Specifications at a Glance
Engine: 220cc, single-cylinder, air-cooled with Bosch EFI
Power: 12.8 kW (17.1 bhp) at 7,500 rpm
Torque: 17 Nm at 5,500 rpm
Gearbox: 5-speed, chain drive
Seat Height: 780 mm
Ground Clearance: 230 mm
Tyres: 130/80-18 (front), 180/80-14 (rear)
Display: 2.8-inch
TFT Warranty: 5 years

Price in Nepal
The Flygon 220 City is priced at Rs. 5,49,999, while the Flygon 220 Hills is available at Rs. 5,74,999, with bookings open through authorized Crossfire and LETBE showrooms across Nepal.
That Rs. 25,000 difference between the two variants is essentially the cost of swapping to knobbies and getting the Hills branding.

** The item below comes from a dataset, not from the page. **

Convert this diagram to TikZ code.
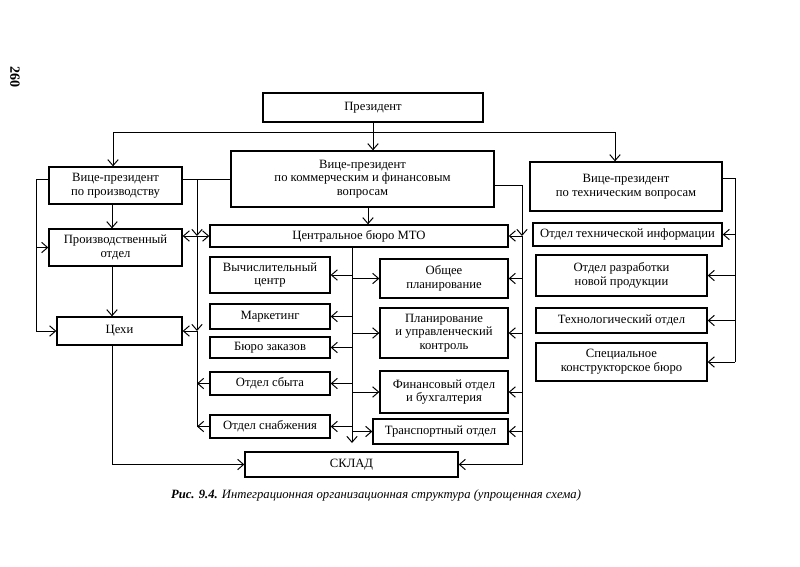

For most buyers, the choice will come down to where they spend most of their time riding. City commuters and highway tourers will find the City variant more than adequate. Riders heading toward Mustang, Dolpa or the rougher reaches of any of Nepal's mountain highways will appreciate the added grip of the Hills.
The five-year warranty that backs both variants is a meaningful move. Crossfire says the warranty reflects confidence in the bike's engineering, durability and long-term reliability. For a brand entering a new market with no established reputation yet, that kind of assurance matters. It shifts some of the risk onto the company, where it belongs.
Conclusion
Nepal's motorcycle market has never been more crowded with cross-terrain and adventure options, and most of them are fighting over the same pool of buyers. LETBE's strategy here is to compete on specs and features at a price point where the opposition often asks you to compromise on one or the other.
Whether LETBE can build the kind of service network and parts availability that Nepali riders actually depend on over a five-year ownership cycle is the real test. A launch event is one afternoon. Aftersales is the next five years. The hardware story is compelling enough. Now it's on Classic Wheels and Crossfire to deliver the infrastructure that turns a promising debut into a lasting brand.
One bike, every road, every purpose. Nepal will decide whether that holds up.